Spades is a classic card game with some basic rules. You’ll want to understand how scoring is done before you start playing the game as this will heavily affect your strategy. When learning how to play spades, it might seem like a lot at first. If you read all the way to the end and start playing, this classic card game will make a lot more sense. All you’ll need to get started are four players, a deck of cards, and these instructions on how to play spades.
Break into two teams of two. The players should sit at a table opposite each other. During the game, you’ll be doing activities like dealing the cards and playing your turn. Both activities are down in a clockwise direction around the table.
You’ll need one standard package of 52 cards. The different cards rank from lowest to highest: 2 3 4 5 6 7 8 9 10 J Q K A
Choose the first dealer at random. After this first time the “dealer” shifts each round in a clockwise direction. The dealer shuffles the cards and then deals each player a single card at a time. The first card goes to the player on the dealer’s left side and then moves in a clockwise direction. Continue dealing each card until all 52 cards have been dealt.

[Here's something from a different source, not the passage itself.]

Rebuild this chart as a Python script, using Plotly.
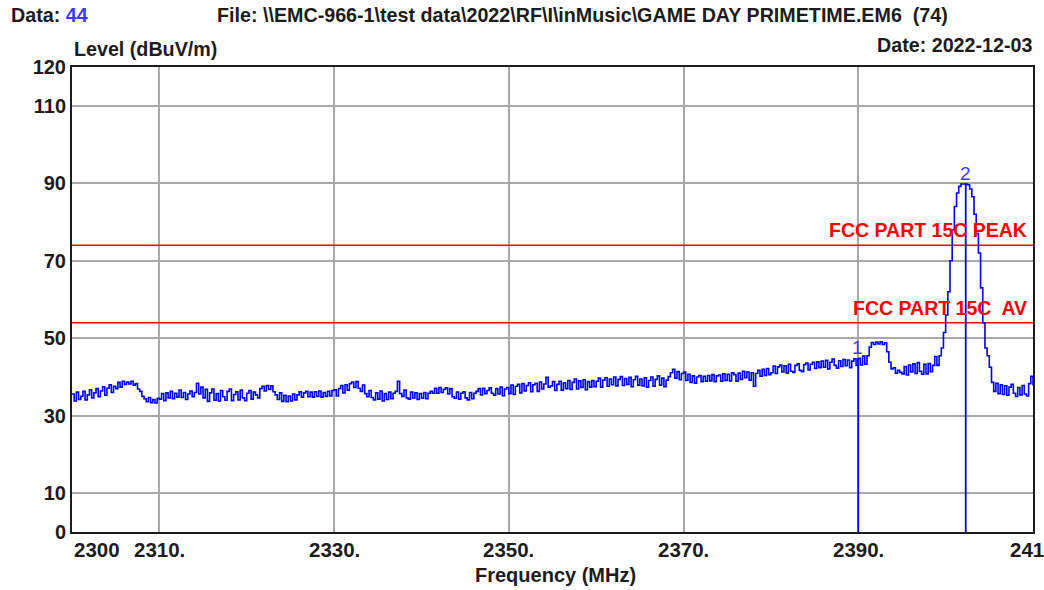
import plotly.graph_objects as go

# ---------------- data ----------------
f_start = 2300.0
f_step = 0.25
levels = [
    # 2300.00 - 2304.75
    35.6, 33.8, 36.1, 34.2, 35.0, 36.3, 34.1, 35.4, 36.7, 34.6, 35.9, 37.0, 34.9, 36.4, 37.5, 35.3, 37.1, 38.0, 36.0, 37.6,
    # 2305
    37.0, 38.6, 37.4, 38.9, 38.1, 38.7, 38.2, 38.9, 37.9, 38.3, 36.9, 36.3, 35.0, 34.4, 33.6, 34.7, 33.4, 34.2, 33.3, 34.5,
    # 2310
    34.3, 35.7, 33.9, 35.9, 34.6, 36.3, 34.4, 35.8, 34.8, 36.6, 34.7, 36.0, 34.2, 35.6, 36.4, 34.9, 36.0, 38.4, 35.6, 37.4,
    # 2315
    34.6, 36.8, 33.7, 35.9, 36.9, 34.0, 35.7, 33.8, 36.5, 34.9, 34.0, 36.3, 36.9, 33.9, 35.5, 36.2, 34.1, 36.6, 34.6, 33.9,
    # 2320
    35.8, 36.5, 34.3, 36.1, 35.4, 34.6, 37.0, 37.6, 36.4, 37.8, 36.8, 37.7, 36.2, 35.4, 34.2, 35.9, 33.7, 35.3, 33.6, 35.1,
    # 2325
    33.8, 35.6, 34.1, 35.4, 36.2, 34.8, 35.9, 36.3, 34.9, 36.1, 34.8, 36.2, 35.0, 36.4, 34.8, 36.0, 35.0, 36.3, 35.1, 36.5,
    # 2330
    36.7, 35.1, 37.0, 37.8, 35.9, 38.0, 36.6, 38.3, 38.7, 37.3, 38.8, 37.1, 36.3, 37.9, 35.7, 34.9, 36.5, 34.7, 34.1, 35.9,
    # 2335
    34.3, 36.4, 33.8, 35.7, 34.2, 36.1, 34.4, 35.8, 36.3, 38.9, 35.7, 35.0, 36.6, 34.6, 34.3, 36.1, 34.6, 35.9, 34.2, 35.7,
    # 2340
    34.5, 36.0, 34.4, 35.8, 36.3, 35.8, 37.1, 35.8, 37.3, 36.0, 36.8, 37.2, 35.6, 37.0, 34.9, 34.5, 36.1, 34.3, 35.8, 36.2,
    # 2345
    34.6, 34.1, 36.0, 34.4, 35.8, 36.3, 37.0, 35.4, 37.1, 35.7, 36.5, 37.2, 35.8, 35.3, 37.0, 35.6, 37.4, 35.2, 36.9, 37.3,
    # 2350
    35.7, 37.9, 35.5, 37.6, 38.1, 35.9, 38.3, 36.4, 37.8, 38.5, 36.2, 38.0, 38.4, 36.3, 38.7, 36.9, 38.2, 39.9, 37.4, 37.7,
    # 2355
    38.8, 36.5, 38.1, 38.9, 36.6, 38.5, 37.0, 39.1, 36.8, 38.6, 39.5, 36.9, 39.0, 37.3, 39.3, 36.7, 38.8, 37.4, 39.1, 37.5,
    # 2360
    38.9, 39.7, 37.4, 39.2, 39.8, 37.6, 39.5, 38.0, 40.0, 37.7, 39.4, 40.1, 37.8, 39.6, 38.1, 39.9, 37.5, 39.3, 40.2, 37.9,
    # 2365
    39.5, 37.7, 39.8, 37.4, 39.1, 40.0, 37.6, 39.4, 40.3, 37.9, 39.7, 37.5, 39.2, 40.1, 41.1, 42.0, 39.7, 41.4, 39.3, 40.9,
    # 2370
    41.3, 39.1, 40.7, 38.6, 40.3, 38.4, 40.0, 40.4, 38.8, 40.2, 38.9, 40.4, 39.0, 40.6, 38.8, 40.3, 40.5, 38.9, 40.8, 39.1,
    # 2375
    40.7, 39.0, 41.1, 40.6, 38.9, 41.0, 39.4, 41.5, 39.8, 41.3, 39.2, 41.1, 37.6, 40.9, 41.7, 40.2, 42.0, 40.4, 42.2, 40.6,
    # 2380
    41.1, 42.8, 40.9, 42.6, 43.1, 41.3, 42.9, 41.0, 43.3, 41.5, 41.2, 43.0, 43.4, 41.7, 41.4, 43.2, 43.6, 41.8, 43.3, 43.8,
    # 2385
    42.2, 43.9, 42.4, 44.1, 42.5, 44.3, 42.1, 43.8, 44.6, 43.0, 42.3, 44.2, 42.7, 44.5, 42.9, 44.4, 42.4, 44.1, 44.7, 43.0,
    # 2390
    44.8, 43.1, 45.4, 43.3, 45.5, 47.7, 48.9, 48.4, 49.0, 48.5, 49.1, 48.4, 48.8, 46.5, 43.8, 42.1, 42.4, 41.0, 41.7, 41.2,
    # 2395
    40.8, 42.7, 40.5, 43.1, 41.3, 43.4, 40.9, 43.7, 41.5, 40.7, 43.3, 40.8, 43.5, 41.4, 43.0, 45.3, 43.0, 45.5, 47.5, 51.5,
    # 2400
    56.0, 62.0, 70.0, 78.0, 84.0, 87.5, 89.2, 89.8, 89.8, 89.8, 89.6, 88.5, 86.5, 82.0, 77.0, 72.0, 63.0, 54.0, 47.5, 45.5,
    # 2405
    42.5, 38.6, 36.3, 38.4, 35.7, 38.0, 35.5, 37.7, 35.3, 37.4, 38.1, 35.8, 35.0, 37.3, 35.4, 37.8, 35.6, 35.1, 38.3, 40.2,
    # 2410
    37.8,
]
freqs = [f_start + i * f_step for i in range(len(levels))]

limit_names = ["FCC PART 15C PEAK", "FCC PART 15C\u00a0 AV"]
limit_values = [74, 54]

marker_labels = ["1", "2"]
marker_freqs = [2390.0, 2402.3]
marker_levels = [44.8, 89.8]

x_range = [2300, 2410]
y_range = [0, 120]
x_grid = [2310, 2330, 2350, 2370, 2390]
x_tick_vals = [2300, 2310, 2330, 2350, 2370, 2390, 2410]
x_tick_text = ["2300", "2310.", "2330.", "2350.", "2370.", "2390.", "2410"]
y_tick_vals = [0, 10, 30, 50, 70, 90, 110, 120]
y_tick_text = ["0", "10", "30", "50", "70", "90", "110", "120"]

# ---------------- style ----------------
FONT = "Liberation Sans, Arial, sans-serif"
DARK = "#1c1c1c"
BLUE = "#0000ff"
RED = "#ff0000"

W, H = 1044, 590
L, R, T, B = 72, 11, 67, 58
PW, PH = W - L - R, H - T - B


def px_x(px):
    return (px - L) / PW


def px_y(py):
    return (H - B - py) / PH


fig = go.Figure()

# limit lines
for name, val in zip(limit_names, limit_values):
    fig.add_trace(go.Scatter(x=x_range, y=[val, val], mode="lines",
                             line=dict(color=RED, width=1.6), hoverinfo="skip"))

# measured trace
fig.add_trace(go.Scatter(x=freqs, y=levels, mode="lines", line_shape="hv",
                         line=dict(color=BLUE, width=1.6)))

# marker vertical lines
for mf, ml in zip(marker_freqs, marker_levels):
    fig.add_trace(go.Scatter(x=[mf, mf], y=[0, ml], mode="lines",
                             line=dict(color=BLUE, width=1.8), hoverinfo="skip"))

annotations = []
# limit labels
for name, val in zip(limit_names, limit_values):
    annotations.append(dict(x=1, xref="paper", xanchor="right", xshift=-4,
                            y=val, yref="y", yanchor="bottom", yshift=2,
                            text=name, showarrow=False,
                            font=dict(family=FONT, size=19.5, color=RED, weight="bold")))
# marker labels
for lab, mf, ml in zip(marker_labels, marker_freqs, marker_levels):
    annotations.append(dict(x=mf, y=ml, xref="x", yref="y", xanchor="center",
                            yanchor="bottom", yshift=-2, xshift=-1 if lab == "1" else 0,
                            text=lab, showarrow=False,
                            font=dict(family=FONT, size=19, color="#3a3aff")))
# x tick labels
for v, t in zip(x_tick_vals, x_tick_text):
    annotations.append(dict(x=v, y=0, xref="x", yref="paper",
                            xanchor="left" if v == 2300 else "center",
                            yanchor="top", yshift=-4, text=t, showarrow=False,
                            font=dict(family=FONT, size=20.5, color=DARK, weight="bold")))
# axis titles and header texts
hdr = dict(family=FONT, size=19.7, color=DARK, weight="bold")
annotations += [
    dict(x=px_x(555), y=px_y(575), xref="paper", yref="paper",
         xanchor="center", yanchor="middle", showarrow=False,
         text="Frequency (MHz)", font=dict(family=FONT, size=20, color=DARK, weight="bold")),
    dict(x=px_x(9), y=px_y(15), xref="paper", yref="paper",
         xanchor="left", yanchor="middle", showarrow=False,
         text="Data: <span style='color:#3a3aff'>44</span>", font=hdr),
    dict(x=px_x(582), y=px_y(15), xref="paper", yref="paper",
         xanchor="center", yanchor="middle", showarrow=False,
         text="File: \\\\EMC-966-1\\test data\\2022\\RF\\I\\inMusic\\GAME DAY PRIMETIME.EM6\u00a0 (74)",
         font=hdr),
    dict(x=px_x(72), y=px_y(49), xref="paper", yref="paper",
         xanchor="left", yanchor="middle", showarrow=False,
         text="Level (dBuV/m)", font=hdr),
    dict(x=px_x(1034), y=px_y(45), xref="paper", yref="paper",
         xanchor="right", yanchor="middle", showarrow=False,
         text="Date: 2022-12-03", font=hdr),
]

fig.update_layout(
    width=W, height=H,
    margin=dict(l=L, r=R, t=T, b=B),
    paper_bgcolor="white", plot_bgcolor="white",
    showlegend=False,
    hovermode=False,
    annotations=annotations,
    xaxis=dict(range=x_range, tickvals=x_grid, showticklabels=False, ticks="",
               showgrid=True, gridcolor="#a8a8a8", gridwidth=2, zeroline=False,
               showline=True, linecolor="#1c1c1c", linewidth=2, mirror=True,
               automargin=False),
    yaxis=dict(range=y_range, tickvals=y_tick_vals, ticktext=y_tick_text,
               ticks="", ticklen=0, showgrid=True, gridcolor="#a8a8a8", gridwidth=2,
               zeroline=False, showline=True, linecolor="#1c1c1c", linewidth=2,
               mirror=True, automargin=False,
               tickfont=dict(family=FONT, size=20, color=DARK, weight="bold"),
               ticklabelstandoff=0),
)

fig.write_html(
    "out.html",
    config={"displayModeBar": False},
    post_script="document.body.style.margin='0';document.body.style.overflow='hidden';",
)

Each round of the game starts with the bidding. This is where each player bids a number of tricks they’ll gain that round. As a team, the two bids are added together. That combined number is the number of tricks the team must win that round in order to gain a positive score. You may bid any number from 0 to 13.
The player to the dealer’s left is the first player to bid. The bids then move clockwise around the table.
No player is allowed to pass their bid. Once the bids are made they cannot be changed.
When someone bids 0 this is known as a nil. There is a bonus if this player is correct and wins 0 tricks, but there is a penalty if they bid nil and win any tricks during the round.
Playing the Hand: The first trick is played by the players to the dealer’s left. This card cannot be a spade. In a clockwise fashion, every player has to play the same suit that the lead card played if they are able to do so. If the player doesn’t have a card of that suit they may play a card of another suit.
Eventually, the first spade will be played. This is called “breaking spades”. This can never be done by the first player of a round unless that player only has spades in their hand.
The highest spade card played in a round is the winner of the trick. If there were no spades played, then the winner is the card of the highest rank in the suit played by the leading card.
If someone wins all 13 tricks this is known as a Boston.
At the beginning of each round, the teams made their bids. When a team takes as many tricks as they bid then they score 10 times the number of their bid. Each trick they won over their bed is known as an overtrick and is worth one extra point for each one.
Overtricks are also known as bags, or sandbags. When a team manages to accumulate ten or more sandbags over several dealt hands, then that team has 100 points removed from their final score. This happens for every ten bags, so if they got 20 bags they would have 200 points removed.
For every single trick that a team bids and is not met the team has 10 points deducted from their final score.
A successful Nil bid earns 100 points for the team. A partner who bids Nil but fails (meaning that they won at least one trick) will have 100 points deducted from the team as penalty.
The game is won by the first team to reach 500 points. In the event that both teams score 500 points in the same round, the team with the highest score is the winning team.